WRITTEN TASK: Transcribe the material in full. Nothing should differ except that the pictures are left out.
━━━━
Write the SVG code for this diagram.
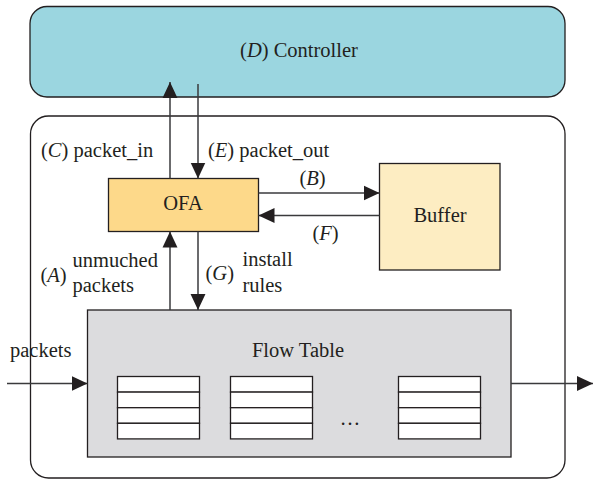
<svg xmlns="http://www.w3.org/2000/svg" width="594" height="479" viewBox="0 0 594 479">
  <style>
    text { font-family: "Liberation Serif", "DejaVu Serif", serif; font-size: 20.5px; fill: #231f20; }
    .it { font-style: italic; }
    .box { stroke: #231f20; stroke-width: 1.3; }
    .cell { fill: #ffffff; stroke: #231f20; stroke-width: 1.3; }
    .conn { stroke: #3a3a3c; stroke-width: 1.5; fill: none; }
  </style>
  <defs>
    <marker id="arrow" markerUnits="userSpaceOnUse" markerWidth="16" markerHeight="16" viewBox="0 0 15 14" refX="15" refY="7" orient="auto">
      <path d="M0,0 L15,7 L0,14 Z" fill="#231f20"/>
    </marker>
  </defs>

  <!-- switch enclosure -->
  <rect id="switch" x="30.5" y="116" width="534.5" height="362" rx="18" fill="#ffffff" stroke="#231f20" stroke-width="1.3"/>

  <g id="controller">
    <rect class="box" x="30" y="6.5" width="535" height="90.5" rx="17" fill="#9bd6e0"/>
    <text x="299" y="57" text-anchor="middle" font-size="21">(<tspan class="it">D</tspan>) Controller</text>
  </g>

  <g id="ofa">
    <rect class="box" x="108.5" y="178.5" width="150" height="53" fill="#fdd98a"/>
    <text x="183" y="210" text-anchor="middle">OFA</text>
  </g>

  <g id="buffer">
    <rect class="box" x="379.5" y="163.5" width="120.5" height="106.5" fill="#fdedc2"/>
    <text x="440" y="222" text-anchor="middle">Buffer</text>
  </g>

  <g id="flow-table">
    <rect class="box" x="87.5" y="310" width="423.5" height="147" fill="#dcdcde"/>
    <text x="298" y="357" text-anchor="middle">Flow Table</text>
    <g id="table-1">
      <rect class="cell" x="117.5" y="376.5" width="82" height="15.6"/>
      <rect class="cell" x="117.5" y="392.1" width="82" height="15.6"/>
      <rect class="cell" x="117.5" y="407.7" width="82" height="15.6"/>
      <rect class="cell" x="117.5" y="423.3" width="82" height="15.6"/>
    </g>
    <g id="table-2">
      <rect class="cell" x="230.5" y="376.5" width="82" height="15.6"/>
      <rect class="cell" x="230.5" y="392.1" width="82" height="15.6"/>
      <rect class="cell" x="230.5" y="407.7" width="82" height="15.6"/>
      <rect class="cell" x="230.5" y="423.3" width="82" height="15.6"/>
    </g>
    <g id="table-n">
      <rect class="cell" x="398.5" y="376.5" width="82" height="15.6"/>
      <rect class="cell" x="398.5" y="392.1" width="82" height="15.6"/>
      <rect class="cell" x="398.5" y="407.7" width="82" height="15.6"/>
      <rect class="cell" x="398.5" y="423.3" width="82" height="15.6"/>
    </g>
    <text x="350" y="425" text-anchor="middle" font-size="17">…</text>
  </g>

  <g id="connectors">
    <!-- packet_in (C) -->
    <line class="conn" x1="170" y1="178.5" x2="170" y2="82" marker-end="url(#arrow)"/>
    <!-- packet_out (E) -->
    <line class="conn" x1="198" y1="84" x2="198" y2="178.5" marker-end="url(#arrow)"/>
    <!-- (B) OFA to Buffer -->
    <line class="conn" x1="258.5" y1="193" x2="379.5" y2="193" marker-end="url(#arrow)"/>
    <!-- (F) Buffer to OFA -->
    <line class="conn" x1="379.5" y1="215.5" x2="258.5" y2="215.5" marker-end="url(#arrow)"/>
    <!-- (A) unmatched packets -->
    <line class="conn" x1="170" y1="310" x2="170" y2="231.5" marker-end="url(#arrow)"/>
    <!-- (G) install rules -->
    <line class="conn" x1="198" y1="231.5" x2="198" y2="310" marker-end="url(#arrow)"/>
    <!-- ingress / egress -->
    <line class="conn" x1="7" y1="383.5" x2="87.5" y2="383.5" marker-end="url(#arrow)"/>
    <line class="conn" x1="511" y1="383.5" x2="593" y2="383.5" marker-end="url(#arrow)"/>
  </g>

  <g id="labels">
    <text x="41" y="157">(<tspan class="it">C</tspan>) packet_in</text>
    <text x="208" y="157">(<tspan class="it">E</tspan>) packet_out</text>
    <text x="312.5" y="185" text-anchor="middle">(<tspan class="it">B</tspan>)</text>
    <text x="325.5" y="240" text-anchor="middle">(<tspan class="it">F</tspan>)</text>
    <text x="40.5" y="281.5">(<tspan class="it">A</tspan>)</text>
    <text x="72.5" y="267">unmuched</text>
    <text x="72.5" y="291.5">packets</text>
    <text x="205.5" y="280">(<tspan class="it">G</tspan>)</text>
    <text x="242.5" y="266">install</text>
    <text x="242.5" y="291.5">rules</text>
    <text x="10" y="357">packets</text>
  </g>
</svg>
━━━━
RESULT OF THIS EXERCISE:
Write the SVG code for this diagram.
<svg xmlns="http://www.w3.org/2000/svg" width="594" height="479" viewBox="0 0 594 479">
  <style>
    text { font-family: "Liberation Serif", "DejaVu Serif", serif; font-size: 20.5px; fill: #231f20; }
    .it { font-style: italic; }
    .box { stroke: #231f20; stroke-width: 1.3; }
    .cell { fill: #ffffff; stroke: #231f20; stroke-width: 1.3; }
    .conn { stroke: #3a3a3c; stroke-width: 1.5; fill: none; }
  </style>
  <defs>
    <marker id="arrow" markerUnits="userSpaceOnUse" markerWidth="16" markerHeight="16" viewBox="0 0 15 14" refX="15" refY="7" orient="auto">
      <path d="M0,0 L15,7 L0,14 Z" fill="#231f20"/>
    </marker>
  </defs>

  <!-- switch enclosure -->
  <rect id="switch" x="30.5" y="116" width="534.5" height="362" rx="18" fill="#ffffff" stroke="#231f20" stroke-width="1.3"/>

  <g id="controller">
    <rect class="box" x="30" y="6.5" width="535" height="90.5" rx="17" fill="#9bd6e0"/>
    <text x="299" y="57" text-anchor="middle" font-size="21">(<tspan class="it">D</tspan>) Controller</text>
  </g>

  <g id="ofa">
    <rect class="box" x="108.5" y="178.5" width="150" height="53" fill="#fdd98a"/>
    <text x="183" y="210" text-anchor="middle">OFA</text>
  </g>

  <g id="buffer">
    <rect class="box" x="379.5" y="163.5" width="120.5" height="106.5" fill="#fdedc2"/>
    <text x="440" y="222" text-anchor="middle">Buffer</text>
  </g>

  <g id="flow-table">
    <rect class="box" x="87.5" y="310" width="423.5" height="147" fill="#dcdcde"/>
    <text x="298" y="357" text-anchor="middle">Flow Table</text>
    <g id="table-1">
      <rect class="cell" x="117.5" y="376.5" width="82" height="15.6"/>
      <rect class="cell" x="117.5" y="392.1" width="82" height="15.6"/>
      <rect class="cell" x="117.5" y="407.7" width="82" height="15.6"/>
      <rect class="cell" x="117.5" y="423.3" width="82" height="15.6"/>
    </g>
    <g id="table-2">
      <rect class="cell" x="230.5" y="376.5" width="82" height="15.6"/>
      <rect class="cell" x="230.5" y="392.1" width="82" height="15.6"/>
      <rect class="cell" x="230.5" y="407.7" width="82" height="15.6"/>
      <rect class="cell" x="230.5" y="423.3" width="82" height="15.6"/>
    </g>
    <g id="table-n">
      <rect class="cell" x="398.5" y="376.5" width="82" height="15.6"/>
      <rect class="cell" x="398.5" y="392.1" width="82" height="15.6"/>
      <rect class="cell" x="398.5" y="407.7" width="82" height="15.6"/>
      <rect class="cell" x="398.5" y="423.3" width="82" height="15.6"/>
    </g>
    <text x="350" y="425" text-anchor="middle" font-size="17">…</text>
  </g>

  <g id="connectors">
    <!-- packet_in (C) -->
    <line class="conn" x1="170" y1="178.5" x2="170" y2="82" marker-end="url(#arrow)"/>
    <!-- packet_out (E) -->
    <line class="conn" x1="198" y1="84" x2="198" y2="178.5" marker-end="url(#arrow)"/>
    <!-- (B) OFA to Buffer -->
    <line class="conn" x1="258.5" y1="193" x2="379.5" y2="193" marker-end="url(#arrow)"/>
    <!-- (F) Buffer to OFA -->
    <line class="conn" x1="379.5" y1="215.5" x2="258.5" y2="215.5" marker-end="url(#arrow)"/>
    <!-- (A) unmatched packets -->
    <line class="conn" x1="170" y1="310" x2="170" y2="231.5" marker-end="url(#arrow)"/>
    <!-- (G) install rules -->
    <line class="conn" x1="198" y1="231.5" x2="198" y2="310" marker-end="url(#arrow)"/>
    <!-- ingress / egress -->
    <line class="conn" x1="7" y1="383.5" x2="87.5" y2="383.5" marker-end="url(#arrow)"/>
    <line class="conn" x1="511" y1="383.5" x2="593" y2="383.5" marker-end="url(#arrow)"/>
  </g>

  <g id="labels">
    <text x="41" y="157">(<tspan class="it">C</tspan>) packet_in</text>
    <text x="208" y="157">(<tspan class="it">E</tspan>) packet_out</text>
    <text x="312.5" y="185" text-anchor="middle">(<tspan class="it">B</tspan>)</text>
    <text x="325.5" y="240" text-anchor="middle">(<tspan class="it">F</tspan>)</text>
    <text x="40.5" y="281.5">(<tspan class="it">A</tspan>)</text>
    <text x="72.5" y="267">unmuched</text>
    <text x="72.5" y="291.5">packets</text>
    <text x="205.5" y="280">(<tspan class="it">G</tspan>)</text>
    <text x="242.5" y="266">install</text>
    <text x="242.5" y="291.5">rules</text>
    <text x="10" y="357">packets</text>
  </g>
</svg>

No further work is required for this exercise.